• [WORK TO DO]:
Copy the lines of the data below exactly, starting at the first and stopping after the line that contains "import numpy as np"; include no pictures.

• [SUPPLIED MATERIAL]:
- - - -
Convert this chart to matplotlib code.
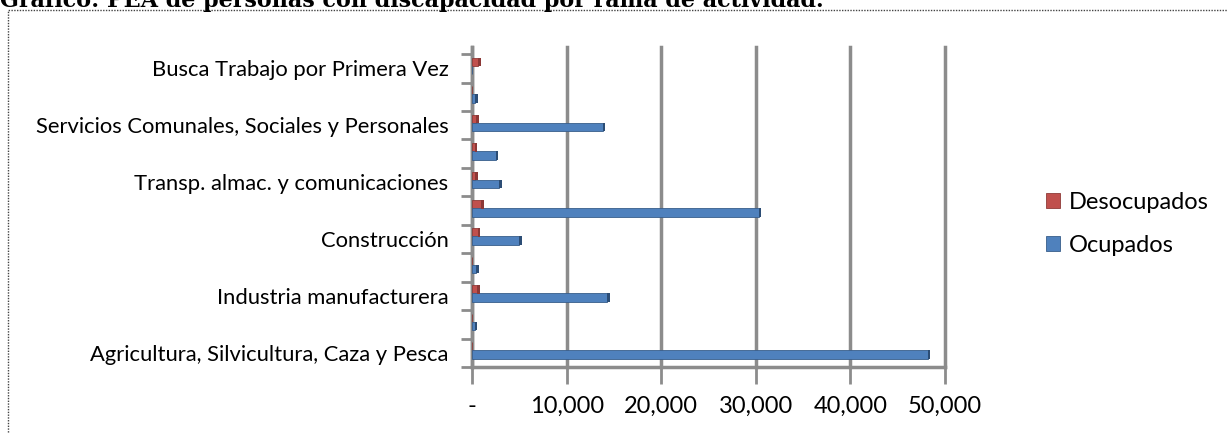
import matplotlib
matplotlib.use('Agg')
import matplotlib.pyplot as plt
from matplotlib.patches import Rectangle
import numpy as np

# data (bottom to top)
categorias = ['Agricultura, Silvicultura, Caza y Pesca',
              'Explotación de Minas y Canteras',
              'Industria manufacturera',
              'Electricidad, Gas y Agua',
              'Construcción',
              'Comercio, Restaurantes y Hoteles',
              'Transp. almac. y comunicaciones',
              'Establecimientos Financieros',
              'Servicios Comunales, Sociales y Personales',
              'Actividades no bien especificadas',
              'Busca Trabajo por Primera Vez']
ocupados = [48200, 300, 14300, 450, 5000, 30300, 2900, 2500, 13800, 350, 0]
desocupados = [0, 0, 550, 0, 600, 1000, 350, 300, 450, 0, 650]
xticks = [0, 10000, 20000, 30000, 40000, 50000]
xlabels = ['-', '10,000', '20,000', '30,000', '40,000', '50,000']
titulo = 'Gráfico: PEA de personas con discapacidad por rama de actividad.'

azul = '#4F81BD'
rojo = '#C0504D'
gris = '#8C8C8C'
fuente = 'Lato'

fig = plt.figure(figsize=(12.28, 4.33), dpi=100)
ax = fig.add_axes([472/1228, 1-367/433, (945-472)/1228, (367-47)/433])

y = np.arange(len(categorias))
ax.barh(y + 0.22, desocupados, height=0.3, color=rojo, edgecolor='#8E3B38', linewidth=0.6,
        label='Desocupados', zorder=3)
ax.barh(y - 0.06, ocupados, height=0.3, color=azul, edgecolor='#385D8A', linewidth=0.6,
        label='Ocupados', zorder=3)
# borde oscuro al final de cada barra (efecto 3D)
ax.barh(y + 0.22, [250 if v > 0 else 0 for v in desocupados], left=desocupados, height=0.3,
        color='#8C3836', linewidth=0, zorder=3)
ax.barh(y - 0.06, [250 if v > 0 else 0 for v in ocupados], left=ocupados, height=0.3,
        color='#2C4D75', linewidth=0, zorder=3)

ax.set_xlim(0, 50000)
ax.set_ylim(-0.5, 10.5 + 0.25)
ax.set_xticks(xticks)
ax.set_xticklabels(xlabels, fontsize=17, family=fuente)
ax.set_yticks(np.arange(len(categorias) + 1) - 0.5, minor=False)
ax.set_yticklabels([])
ax.set_yticks(y, minor=True)
ax.set_yticklabels([c if i % 2 == 0 else '' for i, c in enumerate(categorias)],
                   minor=True, fontsize=15.8, family=fuente)
ax.tick_params(axis='y', which='minor', length=0, pad=17)
ax.tick_params(axis='y', which='major', length=8, color=gris, width=2)
ax.tick_params(axis='x', length=12, color=gris, width=2, pad=9)

ax.grid(axis='x', color=gris, linewidth=2.5, zorder=0)
for g in ax.get_xgridlines():
    g.set_clip_on(False)
for s in ['top', 'right']:
    ax.spines[s].set_visible(False)
for s in ['left', 'bottom']:
    ax.spines[s].set_color(gris)
    ax.spines[s].set_linewidth(2.5)

h, l = ax.get_legend_handles_labels()
fig.legend(h, l, loc='center left', bbox_to_anchor=(1025/1228, 1-224/433), frameon=False,
           prop={'family': fuente, 'size': 17}, handlelength=0.6, handleheight=0.6,
           handletextpad=0.35, labelspacing=0.95)

# marco del gráfico
fig.patches.append(Rectangle((8/1228, -0.05), 1.2, 1 - 10/433 + 0.05, transform=fig.transFigure,
                             fill=False, edgecolor='#444444', linewidth=1, linestyle=(0, (1, 1))))
fig.text(0.0, 1 - 7/433, titulo, fontsize=16, fontweight='bold', family='DejaVu Serif',
         va='baseline', ha='left')

fig.savefig('out.png', dpi=100)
- - - -
• [EXERCISE SOLUTION]:
Convert this chart to matplotlib code.
import matplotlib
matplotlib.use('Agg')
import matplotlib.pyplot as plt
from matplotlib.patches import Rectangle
import numpy as np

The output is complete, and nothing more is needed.